Senator Anthony Adeniyi, while reacting to the seeming complacence of most governors who rely heavily on allocation from FACC to function, noted the peculiarity of each state and the potential for resource mobilization to grow the economy, saying the tax reform bills would compel a change of the status quo.

He said in a telephone interview with Sunday Sun: “The states should look for the avenue to develop their revenue-generating capacity. In the first place, the land belongs to the states. So, the governors should use the land in their domains to generate revenue to develop their respective states rather than relying on sharing the national cake.

“In my Ekiti home state, for instance, we have developed our revenue-generating capacity from what it used to be to something better. Each state has resources that can be developed to generate more revenue. But it is rather unfortunate that the governors are looking at money from FAAC.

“When the new tax bills are passed into law, they will be able to widen their tax net to generate more IGR.”

Senator Gbenga Obadara also shared the same view, urging the governors to heed the President’s advice and think out of the box.

“The President is right directing the governors to take responsibility for the development of their states. We have come to a time when state governors should stop being spoon-fed. They have to think outside of the box. No state doesn’t have resources to develop and generate revenue. It is all about the failure of the governors. The earlier they develop capacity for revenue generation, the better for the states and the country,” Obadara declared. 

Senator Kaka Gbenga, in his submission, however, identified some impediments that needed to be tackled to unlock the economic potential of the states.

According to him, one of such critical factors is energy. To overcome the challenge, he advised contiguous states to cooperate and form synergy for electricity generation to attract investors and stimulate economic growth.

He said: “Power is a critical factor for enhancing productivity. However, because states have other socio-economic challenges, they cannot on their own generate electricity for developmental purposes. So, if six states, for instance, can come together and cooperate, they can generate their electricity to make things work better.

“Unfortunately, we have this fragmentation and a lack of cooperation among the states. If there is cooperation, I don’t see anything wrong in contiguous states joining hands together to build road connectivity. If there is cooperation and synergy, Mr President will not need to remind them of their responsibilities.”

While charging the governors to initiate reform that will enable them to break loose from the current dependency syndrome, he also urged the Federal Government to divest itself of certain responsibilities that were within the purview of the states.
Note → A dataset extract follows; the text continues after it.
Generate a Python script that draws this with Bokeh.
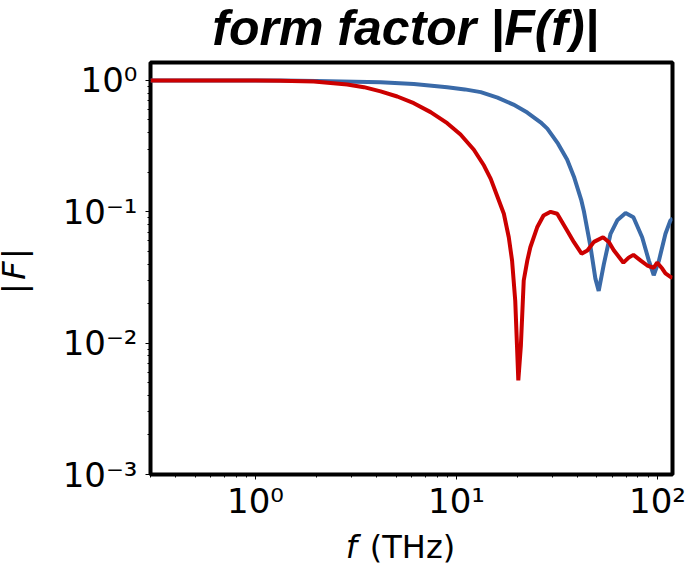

“The Federal Government will also have to stop the bogus employment at the federal level. We have to make them realize that somebody can’t stay in Abuja and think that he can monitor what is going on in Sokoto. Even the cost of transportation has made such movement impossible. This is why we must devolve power to the state and local governments.
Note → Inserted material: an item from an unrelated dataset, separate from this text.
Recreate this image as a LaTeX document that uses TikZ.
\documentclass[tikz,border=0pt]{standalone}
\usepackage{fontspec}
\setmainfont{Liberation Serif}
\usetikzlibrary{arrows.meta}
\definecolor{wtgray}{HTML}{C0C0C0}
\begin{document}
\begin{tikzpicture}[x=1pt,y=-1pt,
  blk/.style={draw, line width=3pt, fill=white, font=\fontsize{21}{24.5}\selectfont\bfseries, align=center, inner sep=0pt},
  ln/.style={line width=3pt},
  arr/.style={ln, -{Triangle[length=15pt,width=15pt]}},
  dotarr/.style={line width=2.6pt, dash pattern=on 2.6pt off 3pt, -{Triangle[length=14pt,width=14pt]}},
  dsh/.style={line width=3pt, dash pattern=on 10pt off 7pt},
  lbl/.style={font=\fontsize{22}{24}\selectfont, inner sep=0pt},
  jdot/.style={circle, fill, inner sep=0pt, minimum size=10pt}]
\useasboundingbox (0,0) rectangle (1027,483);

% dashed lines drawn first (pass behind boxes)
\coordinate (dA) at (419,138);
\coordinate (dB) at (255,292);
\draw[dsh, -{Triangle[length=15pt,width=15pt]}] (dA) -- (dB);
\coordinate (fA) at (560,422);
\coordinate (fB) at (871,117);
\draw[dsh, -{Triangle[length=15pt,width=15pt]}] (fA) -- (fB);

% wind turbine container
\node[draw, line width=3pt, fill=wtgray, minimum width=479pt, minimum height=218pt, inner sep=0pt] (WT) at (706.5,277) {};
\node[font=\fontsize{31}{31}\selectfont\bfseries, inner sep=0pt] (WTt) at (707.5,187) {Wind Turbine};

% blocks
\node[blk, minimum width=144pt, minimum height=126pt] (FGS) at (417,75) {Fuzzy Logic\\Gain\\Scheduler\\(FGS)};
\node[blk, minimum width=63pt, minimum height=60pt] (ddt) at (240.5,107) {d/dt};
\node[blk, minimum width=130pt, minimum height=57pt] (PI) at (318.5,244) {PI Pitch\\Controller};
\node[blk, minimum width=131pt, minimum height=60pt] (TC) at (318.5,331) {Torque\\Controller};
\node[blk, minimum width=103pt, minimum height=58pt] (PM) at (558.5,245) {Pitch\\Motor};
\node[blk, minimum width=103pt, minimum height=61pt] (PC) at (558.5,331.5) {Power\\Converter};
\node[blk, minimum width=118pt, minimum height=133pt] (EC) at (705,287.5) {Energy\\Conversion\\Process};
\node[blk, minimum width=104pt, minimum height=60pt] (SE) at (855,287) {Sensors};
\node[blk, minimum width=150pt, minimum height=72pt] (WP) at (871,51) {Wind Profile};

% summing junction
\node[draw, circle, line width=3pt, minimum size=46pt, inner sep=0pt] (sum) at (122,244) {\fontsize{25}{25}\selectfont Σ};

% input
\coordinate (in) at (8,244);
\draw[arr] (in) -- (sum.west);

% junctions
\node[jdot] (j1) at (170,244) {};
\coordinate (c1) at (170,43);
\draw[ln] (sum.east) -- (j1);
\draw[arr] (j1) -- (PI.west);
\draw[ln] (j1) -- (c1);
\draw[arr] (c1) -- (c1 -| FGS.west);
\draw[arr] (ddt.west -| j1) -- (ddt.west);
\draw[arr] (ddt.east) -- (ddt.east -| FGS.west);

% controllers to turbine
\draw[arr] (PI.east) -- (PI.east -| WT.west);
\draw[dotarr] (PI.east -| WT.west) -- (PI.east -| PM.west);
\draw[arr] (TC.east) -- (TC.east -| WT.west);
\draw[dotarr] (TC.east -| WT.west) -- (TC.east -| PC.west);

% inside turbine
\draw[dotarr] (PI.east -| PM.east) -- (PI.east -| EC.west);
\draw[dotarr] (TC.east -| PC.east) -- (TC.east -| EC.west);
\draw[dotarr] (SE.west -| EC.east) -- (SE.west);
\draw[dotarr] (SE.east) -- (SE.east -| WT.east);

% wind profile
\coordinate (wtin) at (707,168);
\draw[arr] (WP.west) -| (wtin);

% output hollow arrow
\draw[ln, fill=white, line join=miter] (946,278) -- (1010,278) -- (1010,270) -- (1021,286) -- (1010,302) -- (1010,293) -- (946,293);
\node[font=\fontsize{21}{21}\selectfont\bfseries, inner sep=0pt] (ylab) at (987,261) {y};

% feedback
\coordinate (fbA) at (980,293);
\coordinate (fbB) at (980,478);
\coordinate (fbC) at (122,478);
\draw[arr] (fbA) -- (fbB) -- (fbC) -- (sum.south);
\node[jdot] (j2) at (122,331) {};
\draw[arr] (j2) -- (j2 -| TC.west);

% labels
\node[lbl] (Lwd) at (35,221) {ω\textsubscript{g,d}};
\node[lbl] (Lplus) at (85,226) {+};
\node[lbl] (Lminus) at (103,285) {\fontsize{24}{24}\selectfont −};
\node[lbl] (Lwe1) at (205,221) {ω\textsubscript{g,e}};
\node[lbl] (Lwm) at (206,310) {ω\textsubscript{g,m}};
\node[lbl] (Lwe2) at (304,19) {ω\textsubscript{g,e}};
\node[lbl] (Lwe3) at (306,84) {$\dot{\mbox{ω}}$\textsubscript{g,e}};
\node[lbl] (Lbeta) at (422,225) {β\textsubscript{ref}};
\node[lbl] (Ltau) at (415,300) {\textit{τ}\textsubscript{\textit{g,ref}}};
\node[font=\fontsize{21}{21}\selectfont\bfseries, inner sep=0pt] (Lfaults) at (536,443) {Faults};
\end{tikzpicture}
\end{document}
“When states have more responsibility and the desired authority, things will move better than they are currently. All excessive hands at the federal level warming the seats under the AC should be redeployed to the states and different zones to go and work there. The majority of workers at the federal level have no work to do. Yet, they continue to swell the recurrent expenditure. At the end of the day, it is the society that suffers.

“Let me state this, the viability of those states perceived to be economically viable is not directly a function of their administrative setup, it is due largely to the advantages of their geographical locations.

“Lagos State, for instance, is the main entrance into the country. Everything coming in through the waters has to be cleared from Lagos. So, its economic activities will continue to blossom. Ogun State and Oyo states are also contiguous to Lagos. As Lagos becomes congested, naturally, there will be spillover effects in those two states.

“If you take Ogun State, the Agbara axis, the Ojodu Abiodun axis, the Lagos Ibadan axis, and the Agijo and Ikorodu axis, you discover that the spillover of the advantage of proximity to Lagos has become quite enormous. Under the circumstances, the justification for having our airport becomes desirable.

“Again, we have been told that the deepest water today in Nigeria could be found in Odeobi in Ogun water side. We narrowly missed the opportunity of the Dangote refinery and petrochemical. But the potential is still there. We can develop the waterfront for tourism potential to attract tourists from Africa and other parts of the world. Ogun State is potentially great and it is going to continue to be great once we have good people at the helm of affairs.

“If you go to Port Harcourt, it is a similar story. The administration may energise the process but the process is already there. For example, in Borno State, Governor Babangida Zulum is being praised by everybody because he is doing something unusual in his administration. Others will have to learn from him.”

Every part of the country has a comparative advantage in one area or the other.

However, what has been essentially lacking is the inability of the leadership to harness the available human and material resources for greatness.

Some of the reform initiatives of the present administration aim to ginger authorities at different levels for the onerous task of leading sustainable economic growth.